How true! But how untrue that women’s writing is “limited in experience”. It’s women’s writing that deals most and best with experience and womanly expression is what lends it its unique charm. Sweeping statements for me to make, but I am certain I am correct.
No wonder many a woman hid her writing under her mattress!! There was and is ability, skill, inspiration and inspired writing but ‘outing’ with her writing many a woman fears. The Gratiaen Prize and writers collectives and journals dedicated to creative writing have, to a marked extent, eliminated this drawback.

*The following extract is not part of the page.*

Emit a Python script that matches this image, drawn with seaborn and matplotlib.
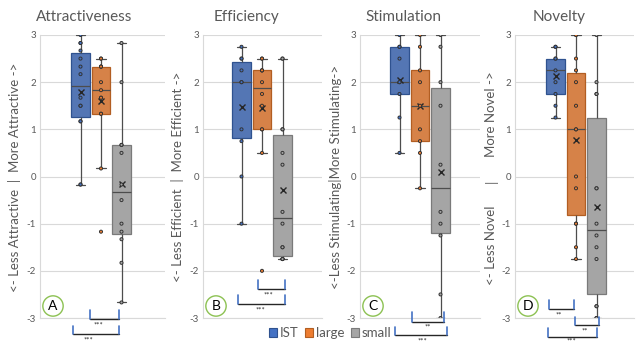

But Sri Lankan women have not been deterred. They’ve placed themselves up front in the field of writing. Immediately comes to mind the names of the author and editor of the volumes I referred to: Yasmine Gooneratne and Neloufer de Mel, Also Vijita Fernando, Jean Arasanayagma, Punyakante Wijenaike, Anne Ranasinghe, Dr Lakshmi de Silva, and Ruwanthie de Chickera. Very many women have won the Gratiean prize since the award started in 1993.
Another factor, of course, that has held back many a Sri Lankan woman writer is her need to bread win and have her time taken up in caring for families. Women are delicate in constancy. Easier to watch TV or read a book than create with words something that may never be seen by others. So why bother may be the opinion of potential local women writers who are reluctant to face the challenge.